**Given problem**
Restate the data exactly as given and keep the pictures out.
-------------------------
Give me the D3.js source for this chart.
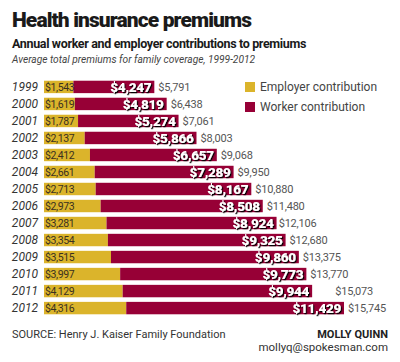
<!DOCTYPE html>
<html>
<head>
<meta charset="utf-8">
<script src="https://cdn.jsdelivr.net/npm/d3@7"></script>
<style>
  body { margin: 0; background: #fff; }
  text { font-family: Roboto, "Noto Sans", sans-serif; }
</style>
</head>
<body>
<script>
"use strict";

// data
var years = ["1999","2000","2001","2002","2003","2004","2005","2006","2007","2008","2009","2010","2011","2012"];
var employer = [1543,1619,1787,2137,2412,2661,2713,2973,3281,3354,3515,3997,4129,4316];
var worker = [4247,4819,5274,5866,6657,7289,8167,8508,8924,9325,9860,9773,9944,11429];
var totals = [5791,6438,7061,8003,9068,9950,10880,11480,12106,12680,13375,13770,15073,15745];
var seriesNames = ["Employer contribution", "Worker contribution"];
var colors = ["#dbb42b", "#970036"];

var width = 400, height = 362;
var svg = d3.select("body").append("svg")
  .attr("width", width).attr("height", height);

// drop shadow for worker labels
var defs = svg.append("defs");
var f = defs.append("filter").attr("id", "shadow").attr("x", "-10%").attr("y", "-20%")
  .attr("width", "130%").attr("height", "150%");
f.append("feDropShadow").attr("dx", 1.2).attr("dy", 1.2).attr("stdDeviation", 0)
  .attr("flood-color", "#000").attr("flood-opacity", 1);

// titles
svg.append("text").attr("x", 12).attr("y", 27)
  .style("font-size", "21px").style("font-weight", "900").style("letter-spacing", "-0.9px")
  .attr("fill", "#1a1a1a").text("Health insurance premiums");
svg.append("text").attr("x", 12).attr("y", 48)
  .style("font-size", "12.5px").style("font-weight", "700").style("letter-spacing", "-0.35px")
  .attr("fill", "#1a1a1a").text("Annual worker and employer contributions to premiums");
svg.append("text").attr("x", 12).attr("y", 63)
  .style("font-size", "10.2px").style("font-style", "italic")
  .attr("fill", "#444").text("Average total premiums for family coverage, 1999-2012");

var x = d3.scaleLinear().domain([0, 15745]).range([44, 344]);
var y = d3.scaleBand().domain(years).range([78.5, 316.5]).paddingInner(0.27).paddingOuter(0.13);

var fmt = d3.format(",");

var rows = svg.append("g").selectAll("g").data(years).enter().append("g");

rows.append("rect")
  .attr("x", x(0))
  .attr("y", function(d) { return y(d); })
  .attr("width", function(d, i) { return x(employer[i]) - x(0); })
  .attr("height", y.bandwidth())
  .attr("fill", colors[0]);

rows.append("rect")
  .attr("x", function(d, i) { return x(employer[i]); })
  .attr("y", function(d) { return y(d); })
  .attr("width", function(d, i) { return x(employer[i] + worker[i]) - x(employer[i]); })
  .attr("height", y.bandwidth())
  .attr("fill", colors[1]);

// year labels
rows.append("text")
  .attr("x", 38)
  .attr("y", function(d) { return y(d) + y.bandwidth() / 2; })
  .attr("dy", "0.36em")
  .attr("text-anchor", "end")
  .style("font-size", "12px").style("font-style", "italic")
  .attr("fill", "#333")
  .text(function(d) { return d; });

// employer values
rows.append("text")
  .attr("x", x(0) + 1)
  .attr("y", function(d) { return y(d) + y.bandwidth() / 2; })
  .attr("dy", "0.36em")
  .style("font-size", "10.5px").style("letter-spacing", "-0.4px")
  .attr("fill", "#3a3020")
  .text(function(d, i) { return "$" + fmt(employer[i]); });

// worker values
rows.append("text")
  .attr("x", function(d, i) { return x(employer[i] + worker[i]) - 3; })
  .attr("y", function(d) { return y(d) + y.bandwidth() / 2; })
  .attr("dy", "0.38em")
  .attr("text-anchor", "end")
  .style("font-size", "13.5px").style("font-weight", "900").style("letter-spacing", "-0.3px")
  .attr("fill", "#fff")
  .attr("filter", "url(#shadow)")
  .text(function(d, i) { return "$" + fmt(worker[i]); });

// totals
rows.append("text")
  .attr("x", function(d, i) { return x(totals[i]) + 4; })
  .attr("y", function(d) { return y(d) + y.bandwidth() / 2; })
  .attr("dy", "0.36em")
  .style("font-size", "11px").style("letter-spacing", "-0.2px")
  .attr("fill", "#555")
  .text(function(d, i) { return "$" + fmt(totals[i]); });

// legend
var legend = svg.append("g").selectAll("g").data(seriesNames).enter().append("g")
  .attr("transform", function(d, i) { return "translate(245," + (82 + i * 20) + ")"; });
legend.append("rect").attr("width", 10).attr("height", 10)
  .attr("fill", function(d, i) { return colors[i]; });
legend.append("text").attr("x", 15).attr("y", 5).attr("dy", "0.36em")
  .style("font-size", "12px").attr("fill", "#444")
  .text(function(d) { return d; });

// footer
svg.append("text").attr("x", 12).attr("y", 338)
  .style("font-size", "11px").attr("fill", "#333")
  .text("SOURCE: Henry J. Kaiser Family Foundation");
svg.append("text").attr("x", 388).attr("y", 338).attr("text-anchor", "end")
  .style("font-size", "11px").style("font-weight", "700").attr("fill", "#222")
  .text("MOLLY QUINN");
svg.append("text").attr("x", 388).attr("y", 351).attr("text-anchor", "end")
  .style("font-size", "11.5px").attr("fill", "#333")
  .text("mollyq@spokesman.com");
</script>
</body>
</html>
-------------------------
**Solution to the problem**
Give me the D3.js source for this chart.
<!DOCTYPE html>
<html>
<head>
<meta charset="utf-8">
<script src="https://cdn.jsdelivr.net/npm/d3@7"></script>
<style>
  body { margin: 0; background: #fff; }
  text { font-family: Roboto, "Noto Sans", sans-serif; }
</style>
</head>
<body>
<script>
"use strict";

// data
var years = ["1999","2000","2001","2002","2003","2004","2005","2006","2007","2008","2009","2010","2011","2012"];
var employer = [1543,1619,1787,2137,2412,2661,2713,2973,3281,3354,3515,3997,4129,4316];
var worker = [4247,4819,5274,5866,6657,7289,8167,8508,8924,9325,9860,9773,9944,11429];
var totals = [5791,6438,7061,8003,9068,9950,10880,11480,12106,12680,13375,13770,15073,15745];
var seriesNames = ["Employer contribution", "Worker contribution"];
var colors = ["#dbb42b", "#970036"];

var width = 400, height = 362;
var svg = d3.select("body").append("svg")
  .attr("width", width).attr("height", height);

// drop shadow for worker labels
var defs = svg.append("defs");
var f = defs.append("filter").attr("id", "shadow").attr("x", "-10%").attr("y", "-20%")
  .attr("width", "130%").attr("height", "150%");
f.append("feDropShadow").attr("dx", 1.2).attr("dy", 1.2).attr("stdDeviation", 0)
  .attr("flood-color", "#000").attr("flood-opacity", 1);

// titles
svg.append("text").attr("x", 12).attr("y", 27)
  .style("font-size", "21px").style("font-weight", "900").style("letter-spacing", "-0.9px")
  .attr("fill", "#1a1a1a").text("Health insurance premiums");
svg.append("text").attr("x", 12).attr("y", 48)
  .style("font-size", "12.5px").style("font-weight", "700").style("letter-spacing", "-0.35px")
  .attr("fill", "#1a1a1a").text("Annual worker and employer contributions to premiums");
svg.append("text").attr("x", 12).attr("y", 63)
  .style("font-size", "10.2px").style("font-style", "italic")
  .attr("fill", "#444").text("Average total premiums for family coverage, 1999-2012");

var x = d3.scaleLinear().domain([0, 15745]).range([44, 344]);
var y = d3.scaleBand().domain(years).range([78.5, 316.5]).paddingInner(0.27).paddingOuter(0.13);

var fmt = d3.format(",");

var rows = svg.append("g").selectAll("g").data(years).enter().append("g");

rows.append("rect")
  .attr("x", x(0))
  .attr("y", function(d) { return y(d); })
  .attr("width", function(d, i) { return x(employer[i]) - x(0); })
  .attr("height", y.bandwidth())
  .attr("fill", colors[0]);

rows.append("rect")
  .attr("x", function(d, i) { return x(employer[i]); })
  .attr("y", function(d) { return y(d); })
  .attr("width", function(d, i) { return x(employer[i] + worker[i]) - x(employer[i]); })
  .attr("height", y.bandwidth())
  .attr("fill", colors[1]);

// year labels
rows.append("text")
  .attr("x", 38)
  .attr("y", function(d) { return y(d) + y.bandwidth() / 2; })
  .attr("dy", "0.36em")
  .attr("text-anchor", "end")
  .style("font-size", "12px").style("font-style", "italic")
  .attr("fill", "#333")
  .text(function(d) { return d; });

// employer values
rows.append("text")
  .attr("x", x(0) + 1)
  .attr("y", function(d) { return y(d) + y.bandwidth() / 2; })
  .attr("dy", "0.36em")
  .style("font-size", "10.5px").style("letter-spacing", "-0.4px")
  .attr("fill", "#3a3020")
  .text(function(d, i) { return "$" + fmt(employer[i]); });

// worker values
rows.append("text")
  .attr("x", function(d, i) { return x(employer[i] + worker[i]) - 3; })
  .attr("y", function(d) { return y(d) + y.bandwidth() / 2; })
  .attr("dy", "0.38em")
  .attr("text-anchor", "end")
  .style("font-size", "13.5px").style("font-weight", "900").style("letter-spacing", "-0.3px")
  .attr("fill", "#fff")
  .attr("filter", "url(#shadow)")
  .text(function(d, i) { return "$" + fmt(worker[i]); });

// totals
rows.append("text")
  .attr("x", function(d, i) { return x(totals[i]) + 4; })
  .attr("y", function(d) { return y(d) + y.bandwidth() / 2; })
  .attr("dy", "0.36em")
  .style("font-size", "11px").style("letter-spacing", "-0.2px")
  .attr("fill", "#555")
  .text(function(d, i) { return "$" + fmt(totals[i]); });

// legend
var legend = svg.append("g").selectAll("g").data(seriesNames).enter().append("g")
  .attr("transform", function(d, i) { return "translate(245," + (82 + i * 20) + ")"; });
legend.append("rect").attr("width", 10).attr("height", 10)
  .attr("fill", function(d, i) { return colors[i]; });
legend.append("text").attr("x", 15).attr("y", 5).attr("dy", "0.36em")
  .style("font-size", "12px").attr("fill", "#444")
  .text(function(d) { return d; });

// footer
svg.append("text").attr("x", 12).attr("y", 338)
  .style("font-size", "11px").attr("fill", "#333")
  .text("SOURCE: Henry J. Kaiser Family Foundation");
svg.append("text").attr("x", 388).attr("y", 338).attr("text-anchor", "end")
  .style("font-size", "11px").style("font-weight", "700").attr("fill", "#222")
  .text("MOLLY QUINN");
svg.append("text").attr("x", 388).attr("y", 351).attr("text-anchor", "end")
  .style("font-size", "11.5px").attr("fill", "#333")
  .text("mollyq@spokesman.com");
</script>
</body>
</html>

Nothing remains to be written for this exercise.